Des bâtiments précédents, il reste symboliquement deux murs, pas pour leur beauté, plutôt pour affirmer le sens des mutations. L’essentiel des arbres est aussi conservé. Mais les trois nouveaux bâtiments mutants s’organisent autour d’une cour. Ils ont chacun un programme dominant. Au sud, le premier est celui de la bibliothèque, le deuxième, à l’ouest, est celui des rencontres – auditorium, salle du protocole, bar restaurant – le troisième, au nord, est celui des expositions temporaires, le seul en connexion directe avec le musée-mère. Ils s’arrêtent tous en terrasses. Terrasses publiques et terrasses de bureaux. La bibliothèque cherche la lumière et l’ombre, lumières zénithales diffusées par des coupoles suspendues en verres épais et travaillés, de grands vitrages sont rayés par des stores d’acier perforé au profil calligraphié, petits raffinements qui créent l’intimité et la qualité de lumière propice à l’étude.

 

L’auditorium et les salles de rencontres sont singularisés par leur forme héritée de la typologie scénographique. Écrin aux formes tendues et aux angles arrondis entouré de terrasses foyer.

 

Les expositions temporaires sur trois niveaux proposent des espaces variés et contrastés, faciles à utiliser de façon contrastée. C’est une polyvalence créée à partir de géométries différenciées où avec quelques cimaises d’orientation on peut changer complètement les circuits et les espaces.

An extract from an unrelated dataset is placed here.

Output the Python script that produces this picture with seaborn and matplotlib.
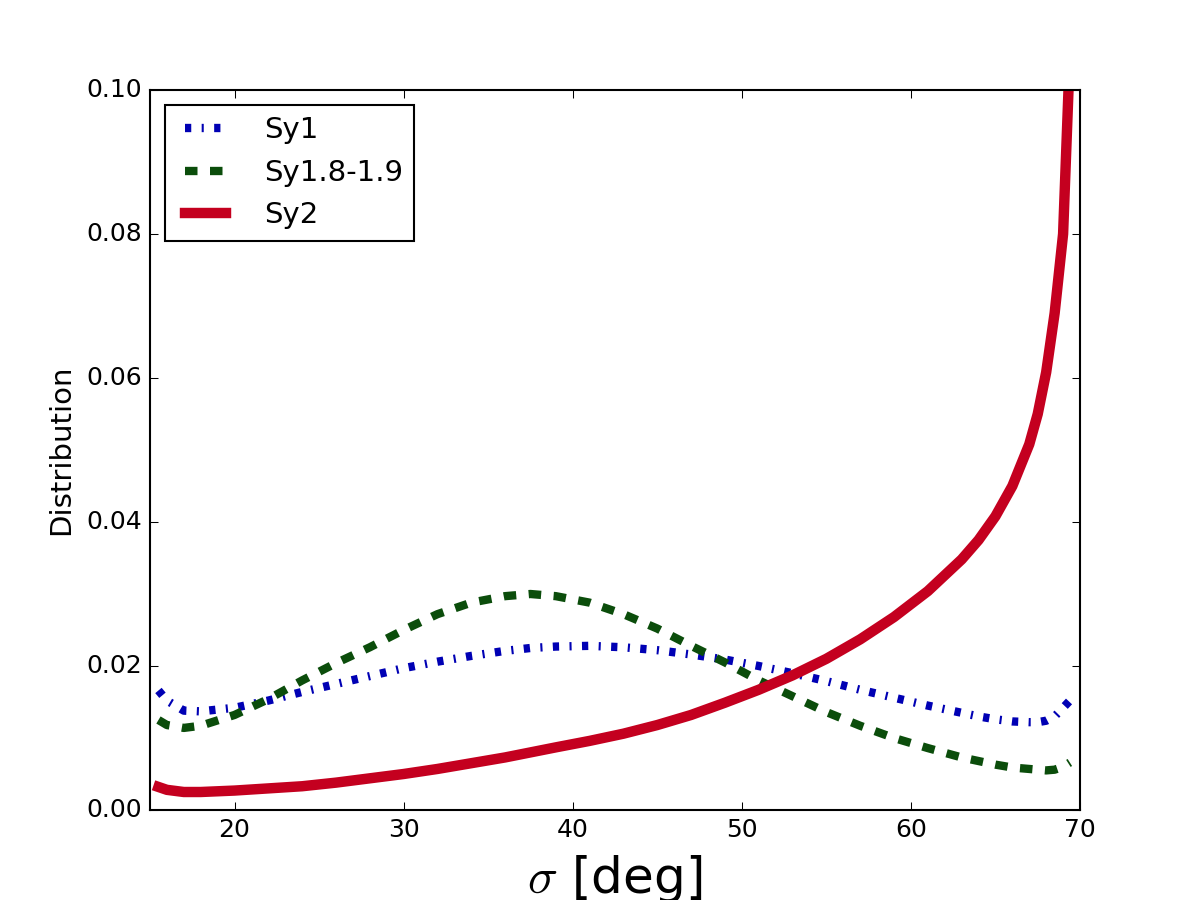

Un espace central très haut, un espace latéral très bas (pour les dessins, vidéos ou environnements), des murs doublés pour intégrer le matériel audiovisuel ou créer des profondeurs, une très grande salle éclairée zénithalement. Tout cela avec des possibilités d’ouverture sur la cour et des éclairages occultables sur les murs ou les plafonds…

 

Le public peut prolonger la visite par une promenade sur les terrasses et sous l’aile, sous le toit. Un toit précisément perforé pour amener la lumière naturelle dans la bibliothèque, les expositions et dans la cour. Une aile rouge brique légèrement brillante qui reflète de façon imprécise la façade du musée et les arbres. Une aile sous laquelle on découvre le ciel en reflets et en transparence, une aile unificatrice qui ne touche pas le musée mais s’arrête à moins d’un mètre pour laisser passer un rai lumineux, une aile dont la sous-face correspond exactement à l’entablement de l’avant-dernier étage du musée…

 

Pour s’étendre, le musée a déployé une aile, une aile légère de la couleur des toits, une aile protectrice et amicale pour mieux signifier au visiteur qu’il veille sur lui.